The history of retail goes WAY back and without a doubt, things have changed. But have they ever changed as quickly as they are now? And are you still relevant?
Historically, retail has gone through many stages beginning with bartering and early markets but the real changes began during the Victorian era. Opening in New York City in 1858, Macys was one of the first department stores, introducing consumers to new ways of shopping. In London, Selfridges is famous for being the first retail department store to sell to UK consumers with American-born founder Harry Selfridge taking a few tips from the Chicago department store where he was previously employed. The iconic British retailer opened its doors on Oxford Street in 1906 and despite going through multiple developments remains a pinnacle of the British retail industry.
The beginning of the digital age brought about more changes for the retail industry: in the US, 7 out of 8 of the top retailers in 1980 had gone bankrupt by 2000. So, what happened?
Although some retailers such as Tesco and ASDA attempted to launch home shopping services via the computer in the mid 1980s, it didn’t take off due to the small numbers of people who were online. By the time Google was launched in 1998, 147 million people were using the web and retailers beginning to sell online included: Argos, The Co-op, Dixons, Dorothy Perkins and Waterstones. Now it’s difficult to think of a business without a website and since the introduction of smart phones, it’s possible to buy almost anything, from anywhere, at any time.
The rise of social media began with the creation of Facebook and MySpace in 2004 and was quickly followed by the likes of Twitter and YouTube, more recently Instagram and Snapchat. Since then, social media seems to have taken over the world and has amassed 2.46 billion users. This enabled retailers to promote their products in a way that is constantly seen. An Instagram feature launched in 2017 has made it possible for users to shop by clicking on an outfit that they like.
If retailers fail to keep up with the trend of social media, they could really be missing out.
Back when a garment production company consisted of a single factory based out of the UK was the norm, it was easy to keep track of who made each product. However, since the increased popularity of outsourcing in the 1960s, complex supply chains have been much more difficult to track. A growing number of companies are looking to improve their supply chain visibility to simplify their multi-tier processes.
Supply chain has been predicted to be the biggest retail disruptor – with the ability to master the modern supply chain (or not) being the largest difference between those who fail and those who don’t.
The major problem for most brands is they have no control or visibility over what suppliers do on a day-to-day basis, so the system is still largely built on trust.
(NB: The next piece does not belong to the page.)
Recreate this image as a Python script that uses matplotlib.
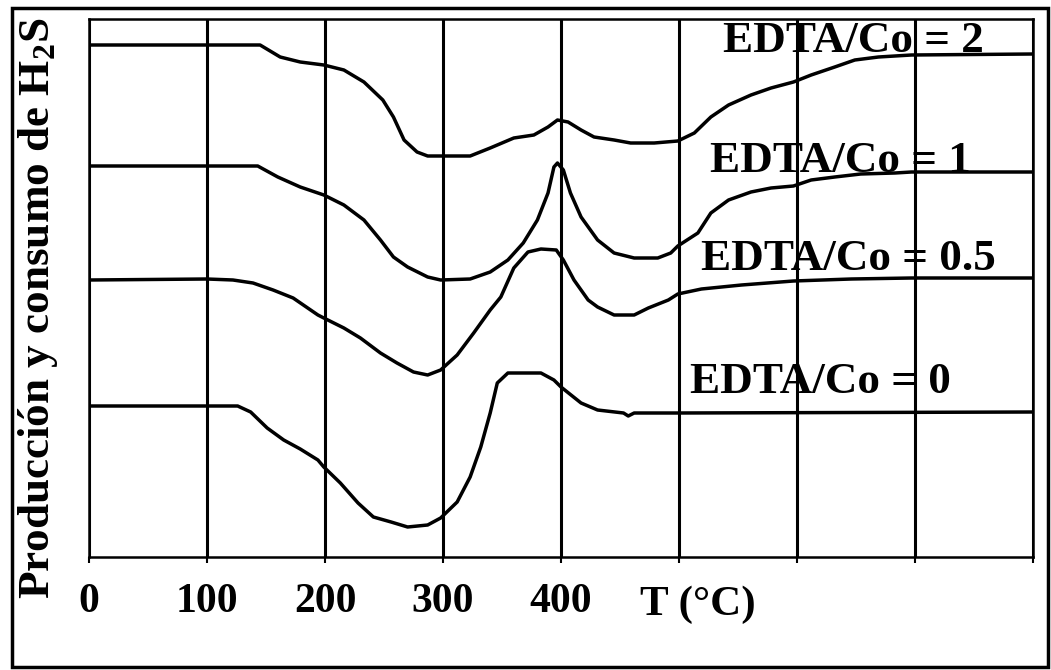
import matplotlib
matplotlib.use("Agg")
import matplotlib.pyplot as plt
from matplotlib.patches import Rectangle

plt.rcParams['font.family'] = ['Liberation Serif', 'DejaVu Serif']
plt.rcParams['font.weight'] = 'bold'
plt.rcParams['mathtext.fontset'] = 'custom'
plt.rcParams['mathtext.rm'] = 'Liberation Serif:bold'
plt.rcParams['mathtext.bf'] = 'Liberation Serif:bold'
plt.rcParams['mathtext.it'] = 'Liberation Serif:bold'
plt.rcParams['mathtext.default'] = 'bf'

# temperatura (°C) y señal (u.a., curvas desplazadas verticalmente)
T_2 = [0, 100, 145, 162, 179, 199, 216, 233, 249, 258, 267, 278, 287, 298, 323,
       340, 360, 377, 389, 397, 406, 417, 428, 445, 459, 479, 499, 513, 527, 542,
       561, 578, 597, 612, 632, 649, 669, 697, 800]
y_2 = [5.12, 5.12, 5.12, 5.00, 4.95, 4.92, 4.87, 4.75, 4.57, 4.40, 4.17, 4.05, 4.01, 4.01, 4.01,
       4.09, 4.19, 4.22, 4.30, 4.37, 4.35, 4.27, 4.20, 4.17, 4.14, 4.14, 4.16, 4.24, 4.40, 4.52,
       4.62, 4.69, 4.75, 4.82, 4.90, 4.97, 5.00, 5.02, 5.03]

T_1 = [0, 100, 143, 160, 179, 199, 216, 233, 247, 258, 270, 287, 298, 323, 340,
       355, 368, 380, 389, 394, 397, 402, 408, 417, 431, 445, 462, 482, 493, 499,
       516, 527, 542, 561, 578, 597, 612, 632, 654, 683, 697, 800]
y_1 = [3.91, 3.91, 3.91, 3.80, 3.70, 3.62, 3.52, 3.37, 3.17, 3.00, 2.90, 2.80, 2.77, 2.78, 2.85,
       2.97, 3.14, 3.37, 3.64, 3.90, 3.94, 3.87, 3.64, 3.40, 3.17, 3.04, 2.99, 2.99, 3.04, 3.11,
       3.24, 3.44, 3.57, 3.65, 3.69, 3.71, 3.77, 3.80, 3.83, 3.84, 3.85, 3.85]

T_05 = [0, 100, 122, 139, 156, 173, 194, 199, 216, 230, 247, 261, 275, 287, 298,
        312, 326, 340, 349, 360, 372, 383, 396, 402, 411, 423, 431, 445, 462, 474,
        491, 499, 519, 553, 597, 646, 697, 800]
y_05 = [2.77, 2.78, 2.77, 2.74, 2.67, 2.59, 2.42, 2.39, 2.29, 2.19, 2.04, 1.94, 1.85, 1.82, 1.87,
        2.02, 2.24, 2.47, 2.60, 2.89, 3.05, 3.08, 3.07, 2.97, 2.77, 2.57, 2.50, 2.42, 2.42, 2.49,
        2.57, 2.63, 2.68, 2.72, 2.76, 2.78, 2.79, 2.79]

T_0 = [0, 100, 126, 137, 151, 165, 179, 194, 199, 213, 228, 241, 256, 270, 287,
       298, 312, 323, 332, 340, 346, 355, 383, 394, 400, 417, 431, 453, 457, 462,
       499, 800]
y_0 = [1.51, 1.51, 1.51, 1.45, 1.29, 1.17, 1.08, 0.97, 0.90, 0.74, 0.54, 0.40, 0.35, 0.30, 0.32,
       0.39, 0.55, 0.80, 1.10, 1.44, 1.74, 1.84, 1.84, 1.77, 1.70, 1.54, 1.47, 1.44, 1.41, 1.44,
       1.44, 1.45]

labels = ['EDTA/Co = 2', 'EDTA/Co = 1', 'EDTA/Co = 0.5', 'EDTA/Co = 0']
label_x = [537, 526, 519, 509]
label_y = [5.05, 3.85, 2.87, 1.64]

xticks = [0, 100, 200, 300, 400, 500, 600, 700, 800]
xticklabels = ['0', '100', '200', '300', '400', '', '', '', '']

fig = plt.figure(figsize=(10.51, 6.70), dpi=100)
ax = fig.add_axes([89 / 1051, 1 - 557 / 670, (1033 - 89) / 1051, (557 - 19) / 670])

for T, y in [(T_2, y_2), (T_1, y_1), (T_05, y_05), (T_0, y_0)]:
    ax.plot(T, y, color='black', lw=2.5, zorder=3)

for lab, lx, ly in zip(labels, label_x, label_y):
    ax.text(lx, ly, lab, fontsize=32.5, ha='left', va='baseline', zorder=4)

ax.set_xlim(0, 800)
ax.set_ylim(0, 5.38)
ax.set_xticks(xticks)
ax.set_xticklabels(xticklabels)
ax.set_yticks([])
ax.grid(axis='x', color='black', lw=2.2)
ax.tick_params(axis='x', direction='out', length=4, width=1.5, pad=15, labelsize=30)
for s in ax.spines.values():
    s.set_linewidth(1.8)

fig.text(0.664, 0.097, 'T (°C)', fontsize=31, ha='center', va='center')
fig.text(0.036, 0.54, 'Producción y consumo de H$_2$S', fontsize=32.5,
         rotation=90, ha='center', va='center')

# marco exterior
fig.patches.append(Rectangle((0.011, 0.0045), 0.986, 0.9836, transform=fig.transFigure,
                             fill=False, lw=2.5, edgecolor='black'))

fig.savefig('out.png', dpi=100, facecolor='white')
In the past 100 or so years, in-store experience has gone through some dramatic changes such as the move from small grocery stores to large departments stores mentioned above. More recent changes include the mass introduction of self-checkouts and the opening up of “stores of the future” where consumers can observe the preparation and handling of food in real time. A PWC survey found that 46% of consumers were willing to use mobile payments in 2016, compared to 29% in 2015 – demonstrating that changes are continuing.
Whilst digital transformations continue, so it seems will disruption. According to a Hitachi Solutions report, 54% of those surveyed deemed responding to digital disruption to be “business critical”.
So the question is, can you keep up?